[start Records for processing]
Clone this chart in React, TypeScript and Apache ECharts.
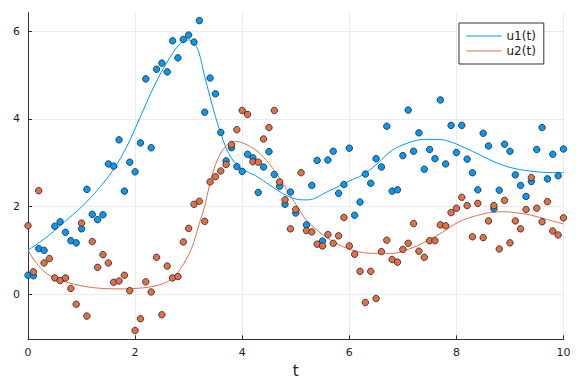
import React, { useEffect, useRef } from "react";
import * as echarts from "echarts";

const xTicks = [0, 2, 4, 6, 8, 10];
const yTicks = [0, 2, 4, 6];

const u1Curve: number[][] = [
  [0, 1.0], [0.4, 1.35], [0.7, 1.67], [1.0, 1.99], [1.3, 2.38], [1.6, 2.85], [1.85, 3.38],
  [2.1, 4.05], [2.35, 4.73], [2.6, 5.3], [2.8, 5.66], [2.9, 5.76], [3.0, 5.8], [3.1, 5.74],
  [3.2, 5.48], [3.3, 4.96], [3.4, 4.5], [3.5, 4.05], [3.6, 3.67], [3.7, 3.33], [3.8, 3.1],
  [3.9, 2.95], [4.0, 2.85], [4.25, 2.7], [4.5, 2.5], [4.75, 2.3], [5.0, 2.17], [5.2, 2.15],
  [5.35, 2.18], [5.5, 2.28], [5.75, 2.43], [6.0, 2.58], [6.25, 2.72], [6.5, 2.95], [6.8, 3.28],
  [7.1, 3.45], [7.4, 3.53], [7.65, 3.53], [7.9, 3.47], [8.1, 3.37], [8.4, 3.2], [8.7, 3.02],
  [9.0, 2.89], [9.3, 2.82], [9.6, 2.78], [10, 2.77],
];

const u2Curve: number[][] = [
  [0, 1.0], [0.15, 0.72], [0.35, 0.47], [0.6, 0.32], [0.85, 0.23], [1.2, 0.15], [1.6, 0.12],
  [2.0, 0.13], [2.3, 0.17], [2.6, 0.28], [2.8, 0.5], [3.0, 0.9], [3.1, 1.2], [3.2, 1.62],
  [3.3, 2.0], [3.4, 2.55], [3.5, 2.95], [3.6, 3.22], [3.7, 3.38], [3.8, 3.46], [3.9, 3.48],
  [4.1, 3.4], [4.3, 3.24], [4.5, 2.98], [4.75, 2.55], [5.0, 2.05], [5.2, 1.69], [5.5, 1.36],
  [5.8, 1.13], [6.1, 0.99], [6.45, 0.93], [6.8, 0.93], [7.1, 1.02], [7.4, 1.18], [7.75, 1.42],
  [8.05, 1.65], [8.4, 1.8], [8.7, 1.87], [8.9, 1.88], [9.1, 1.86], [9.4, 1.8], [9.7, 1.7], [10, 1.6],
];

const u1Points: number[][] = [
  [0, 0.43], [0.1, 0.42], [0.2, 1.04], [0.3, 1.0], [0.5, 1.55], [0.6, 1.65], [0.7, 1.41],
  [0.8, 1.22], [0.9, 1.17], [1.0, 1.49], [1.1, 2.39], [1.2, 1.82], [1.3, 1.7], [1.4, 1.81],
  [1.5, 2.97], [1.6, 2.92], [1.7, 3.52], [1.8, 2.35], [1.9, 3.01], [2.0, 2.79], [2.1, 3.45],
  [2.2, 4.91], [2.3, 3.34], [2.4, 5.13], [2.5, 5.27], [2.6, 5.07], [2.7, 5.78], [2.8, 5.39],
  [2.9, 5.81], [3.0, 5.91], [3.1, 5.75], [3.2, 6.24], [3.3, 4.15], [3.4, 4.93], [3.5, 4.57],
  [3.6, 3.69], [3.7, 3.04], [3.8, 3.34], [3.9, 2.91], [4.0, 2.8], [4.1, 3.19], [4.2, 3.11],
  [4.3, 2.32], [4.4, 2.9], [4.5, 3.25], [4.6, 2.73], [4.7, 2.46], [4.8, 2.05], [4.9, 2.33],
  [5.0, 1.85], [5.2, 1.58], [5.3, 2.48], [5.4, 3.05], [5.5, 1.21], [5.6, 3.06], [5.7, 3.26],
  [5.8, 2.3], [5.9, 2.5], [6.0, 3.33], [6.1, 1.8], [6.2, 2.1], [6.3, 2.74], [6.4, 2.53],
  [6.5, 3.09], [6.6, 2.9], [6.7, 3.83], [6.8, 2.35], [6.9, 2.38], [7.0, 3.16], [7.1, 4.2],
  [7.2, 3.26], [7.3, 3.68], [7.4, 2.85], [7.5, 3.3], [7.6, 3.09], [7.7, 4.43], [7.8, 2.97],
  [7.9, 3.85], [8.0, 3.23], [8.1, 3.85], [8.2, 3.08], [8.3, 2.77], [8.4, 2.38], [8.5, 3.67],
  [8.6, 3.38], [8.7, 1.95], [8.8, 2.37], [8.9, 3.42], [9.0, 3.26], [9.1, 2.72], [9.2, 2.48],
  [9.3, 2.23], [9.4, 2.57], [9.5, 3.3], [9.6, 3.8], [9.7, 2.63], [9.8, 3.19], [9.9, 2.7], [10, 3.31],
];

const u2Points: number[][] = [
  [0, 1.56], [0.1, 0.51], [0.2, 2.36], [0.3, 0.71], [0.4, 0.81], [0.5, 0.37], [0.6, 0.31],
  [0.7, 0.37], [0.8, 0.13], [0.9, -0.23], [1.0, 1.62], [1.1, -0.5], [1.2, 1.2], [1.3, 0.61],
  [1.4, 0.9], [1.5, 0.71], [1.6, 0.27], [1.7, 0.3], [1.8, 0.43], [1.9, 0.08], [2.0, -0.83],
  [2.1, -0.56], [2.2, 0.28], [2.3, 0.05], [2.4, 0.84], [2.5, -0.47], [2.6, 0.64], [2.7, 0.37],
  [2.8, 0.4], [2.9, 1.19], [3.0, 1.5], [3.1, 2.05], [3.2, 2.12], [3.3, 1.66], [3.4, 2.56],
  [3.5, 2.68], [3.6, 2.81], [3.7, 2.96], [3.8, 3.41], [3.9, 3.75], [4.0, 4.19], [4.1, 4.1],
  [4.2, 3.02], [4.3, 3.01], [4.4, 3.54], [4.5, 3.8], [4.6, 4.19], [4.7, 2.56], [4.8, 2.15],
  [4.9, 1.49], [5.0, 1.93], [5.1, 2.77], [5.2, 1.45], [5.3, 1.42], [5.4, 1.14], [5.5, 1.1],
  [5.6, 1.36], [5.7, 1.16], [5.8, 1.33], [5.9, 1.75], [6.0, 1.1], [6.1, 0.91], [6.2, 0.52],
  [6.3, -0.19], [6.4, 0.52], [6.5, -0.1], [6.6, 0.97], [6.7, 1.23], [6.8, 0.79], [6.9, 0.73],
  [7.0, 1.02], [7.1, 1.16], [7.2, 1.61], [7.3, 0.98], [7.4, 0.84], [7.5, 1.22], [7.6, 1.22],
  [7.7, 1.58], [7.8, 1.56], [7.9, 1.86], [8.0, 1.96], [8.1, 2.21], [8.2, 2.02], [8.3, 1.31],
  [8.4, 2.07], [8.5, 1.29], [8.6, 1.67], [8.7, 2.02], [8.8, 1.03], [8.9, 2.14], [9.0, 1.17],
  [9.1, 1.67], [9.2, 1.49], [9.3, 1.93], [9.4, 2.66], [9.5, 1.96], [9.6, 1.65], [9.7, 2.11],
  [9.8, 1.44], [9.9, 1.35], [10, 1.74],
];

const BLUE = "#009AFA";
const ORANGE = "#E36F47";
const FONT = "DejaVu Sans";

export default function App() {
  const ref = useRef<HTMLDivElement>(null);
  useEffect(() => {
    const chart = echarts.init(ref.current!, null, { renderer: "svg" });
    const axisCommon = {
      axisLine: { show: true, onZero: false, lineStyle: { color: "#333", width: 1 } },
      splitLine: { show: true, lineStyle: { color: "#ebebeb", width: 1 } },
    };
    chart.setOption({
      animation: false,
      backgroundColor: "#fff",
      grid: { left: 28, right: 12.5, top: 12.7, bottom: 44.7, containLabel: false },
      legend: {
        data: ["u1(t)", "u2(t)"],
        orient: "vertical",
        left: 459,
        top: 23,
        itemWidth: 35,
        itemHeight: 11,
        itemGap: 3,
        padding: [7, 8, 7, 7],
        borderColor: "#333",
        borderWidth: 1,
        backgroundColor: "#fff",
        itemStyle: { opacity: 0, borderWidth: 0 },
        lineStyle: { width: 1 },
        textStyle: { fontFamily: FONT, fontSize: 12, color: "#222", padding: [0, 0, 0, 0] },
      },
      xAxis: {
        type: "value",
        min: 0,
        max: 10,
        interval: 2,
        ...axisCommon,
        axisTick: { show: true, inside: true, length: 4, lineStyle: { color: "#333" } },
        axisLabel: {
          fontFamily: FONT, fontSize: 11, color: "#222", margin: 8,
          customValues: xTicks,
        },
        name: "t",
        nameLocation: "middle",
        nameGap: 22,
        nameTextStyle: { fontFamily: FONT, fontSize: 15, color: "#222" },
      },
      yAxis: {
        type: "value",
        min: -1.03,
        max: 6.42,
        ...axisCommon,
        axisTick: {
          show: true, inside: true, length: 4, lineStyle: { color: "#333" },
          customValues: yTicks,
        },
        axisLabel: {
          fontFamily: FONT, fontSize: 11, color: "#222", margin: 8,
          customValues: yTicks,
        },
      },
      series: [
        {
          name: "u1(t)", type: "line", data: u1Curve, smooth: 0.35, symbol: "none",
          lineStyle: { color: BLUE, width: 1 }, itemStyle: { color: BLUE }, z: 2,
        },
        {
          name: "u2(t)", type: "line", data: u2Curve, smooth: 0.35, symbol: "none",
          lineStyle: { color: ORANGE, width: 1 }, itemStyle: { color: ORANGE }, z: 2,
        },
        {
          name: "u1 data", type: "scatter", data: u1Points, symbolSize: 6.5,
          itemStyle: { color: BLUE, borderColor: "#222", borderWidth: 0.8, opacity: 1 }, z: 3,
        },
        {
          name: "u2 data", type: "scatter", data: u2Points, symbolSize: 6.5,
          itemStyle: { color: ORANGE, borderColor: "#222", borderWidth: 0.8, opacity: 1 }, z: 4,
        },
      ],
    });
    return () => chart.dispose();
  }, []);
  return (
    <div
      ref={ref}
      style={{ position: "fixed", left: 0, top: 0, width: 576, height: 384, background: "#fff" }}
    />
  );
}
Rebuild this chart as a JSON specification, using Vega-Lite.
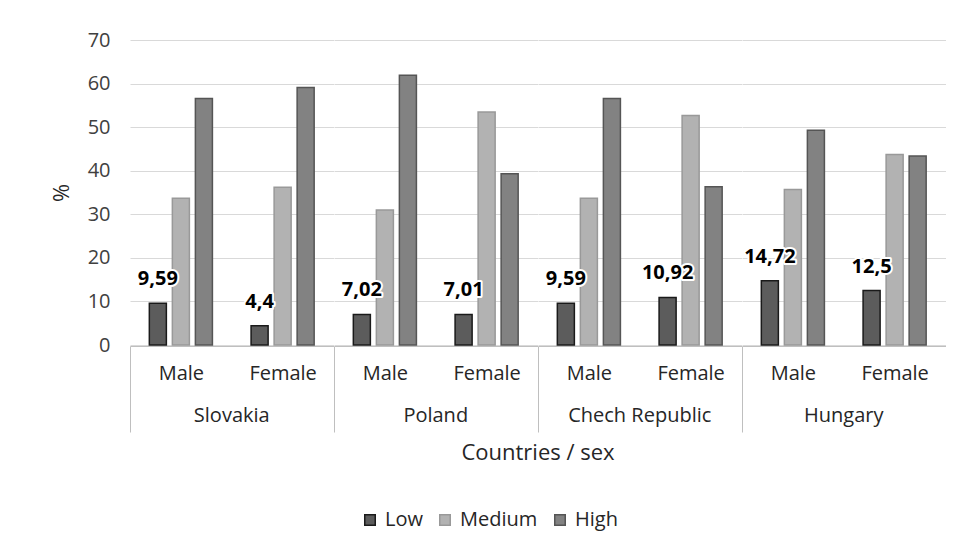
{
  "$schema": "https://vega.github.io/schema/vega-lite/v6.json",
  "background": "white",
  "padding": {"left": 50, "top": 30, "right": 5, "bottom": 5},
  "config": {
    "font": "Open Sans",
    "view": {"stroke": null},
    "axis": {"labelFont": "Open Sans", "titleFont": "Open Sans"}
  },
  "data": {
    "values": [
      {"country": "Slovakia", "sex": "Male", "level": "Low", "value": 9.59, "label": "9,59"},
      {"country": "Slovakia", "sex": "Male", "level": "Medium", "value": 33.7},
      {"country": "Slovakia", "sex": "Male", "level": "High", "value": 56.6},
      {"country": "Slovakia", "sex": "Female", "level": "Low", "value": 4.4, "label": "4,4"},
      {"country": "Slovakia", "sex": "Female", "level": "Medium", "value": 36.2},
      {"country": "Slovakia", "sex": "Female", "level": "High", "value": 59.1},
      {"country": "Poland", "sex": "Male", "level": "Low", "value": 7.02, "label": "7,02"},
      {"country": "Poland", "sex": "Male", "level": "Medium", "value": 31.0},
      {"country": "Poland", "sex": "Male", "level": "High", "value": 61.9},
      {"country": "Poland", "sex": "Female", "level": "Low", "value": 7.01, "label": "7,01"},
      {"country": "Poland", "sex": "Female", "level": "Medium", "value": 53.5},
      {"country": "Poland", "sex": "Female", "level": "High", "value": 39.3},
      {"country": "Chech Republic", "sex": "Male", "level": "Low", "value": 9.59, "label": "9,59"},
      {"country": "Chech Republic", "sex": "Male", "level": "Medium", "value": 33.7},
      {"country": "Chech Republic", "sex": "Male", "level": "High", "value": 56.6},
      {"country": "Chech Republic", "sex": "Female", "level": "Low", "value": 10.92, "label": "10,92"},
      {"country": "Chech Republic", "sex": "Female", "level": "Medium", "value": 52.7},
      {"country": "Chech Republic", "sex": "Female", "level": "High", "value": 36.3},
      {"country": "Hungary", "sex": "Male", "level": "Low", "value": 14.72, "label": "14,72"},
      {"country": "Hungary", "sex": "Male", "level": "Medium", "value": 35.7},
      {"country": "Hungary", "sex": "Male", "level": "High", "value": 49.3},
      {"country": "Hungary", "sex": "Female", "level": "Low", "value": 12.5, "label": "12,5"},
      {"country": "Hungary", "sex": "Female", "level": "Medium", "value": 43.7},
      {"country": "Hungary", "sex": "Female", "level": "High", "value": 43.4}
    ]
  },
  "facet": {
    "column": {
      "field": "country",
      "type": "nominal",
      "sort": ["Slovakia", "Poland", "Chech Republic", "Hungary"],
      "header": {
        "labelOrient": "bottom",
        "titleOrient": "bottom",
        "title": "Countries / sex",
        "labelFont": "Open Sans",
        "labelFontSize": 20,
        "labelColor": "#262626",
        "labelPadding": -27,
        "titleFont": "Open Sans",
        "titleFontSize": 22,
        "titleFontWeight": "normal",
        "titleColor": "#262626",
        "titlePadding": 0
      }
    }
  },
  "spacing": 0,
  "spec": {
    "width": 203.5,
    "height": 305,
    "encoding": {
      "x": {
        "field": "sex",
        "type": "nominal",
        "sort": ["Male", "Female"],
        "scale": {"paddingInner": 0.38, "paddingOuter": 0.19},
        "axis": {
          "title": null,
          "labelAngle": 0,
          "labelFontSize": 20,
          "labelColor": "#262626",
          "labelPadding": -69,
          "labelOffset": 19.3,
          "bandPosition": 0,
          "tickOffset": -19.3,
          "tickSize": 86,
          "tickColor": {"condition": {"test": "datum.value === 'Male'", "value": "#bfbfbf"}, "value": "transparent"},
          "domainColor": "#bfbfbf"
        }
      },
      "xOffset": {
        "field": "level",
        "type": "nominal",
        "scale": {"domain": ["Low", "Medium", "High"], "paddingInner": 0.26, "paddingOuter": 0}
      },
      "y": {
        "field": "value",
        "type": "quantitative",
        "scale": {"domain": [0, 70]},
        "axis": {
          "title": "%",
          "titleFontSize": 22,
          "titleFontWeight": "normal",
          "titleColor": "#262626",
          "titlePadding": 14,
          "values": [0, 10, 20, 30, 40, 50, 60, 70],
          "labelFontSize": 20,
          "labelColor": "#404040",
          "labelPadding": 20,
          "ticks": false,
          "domain": false,
          "gridColor": "#d9d9d9"
        }
      }
    },
    "layer": [
      {
        "mark": {"type": "bar", "strokeWidth": 1.5},
        "encoding": {
          "color": {
            "field": "level",
            "type": "nominal",
            "scale": {"domain": ["Low", "Medium", "High"], "range": ["#5c5c5c", "#b2b2b2", "#828282"]},
            "legend": {
              "title": null,
              "orient": "none",
              "direction": "horizontal",
              "legendX": 230,
              "legendY": 470,
              "symbolType": "square",
              "symbolSize": 110,
              "symbolStrokeWidth": 1.5,
              "labelFontSize": 20,
              "labelColor": "#262626",
              "labelOffset": 5,
              "columnPadding": 12
            }
          },
          "stroke": {
            "field": "level",
            "type": "nominal",
            "scale": {"domain": ["Low", "Medium", "High"], "range": ["#1a1a1a", "#999999", "#555555"]},
            "legend": null
          }
        }
      },
      {
        "transform": [{"filter": "datum.level === 'Low'"}],
        "mark": {"type": "text", "baseline": "bottom", "dy": -14, "fontSize": 20, "fontWeight": "bold", "stroke": "white", "strokeWidth": 4, "strokeJoin": "round", "fill": "white"},
        "encoding": {"text": {"field": "label"}}
      },
      {
        "transform": [{"filter": "datum.level === 'Low'"}],
        "mark": {"type": "text", "baseline": "bottom", "dy": -14, "fontSize": 20, "fontWeight": "bold", "fill": "black"},
        "encoding": {"text": {"field": "label"}}
      }
    ]
  }
}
[end Records for processing]
Quote, please, every line of the material above from its start through the line that has "const yTicks = [0, 2, 4, 6];", reproducing the words exactly and dropping any images.

Clone this chart in React, TypeScript and Apache ECharts.
import React, { useEffect, useRef } from "react";
import * as echarts from "echarts";

const xTicks = [0, 2, 4, 6, 8, 10];
const yTicks = [0, 2, 4, 6];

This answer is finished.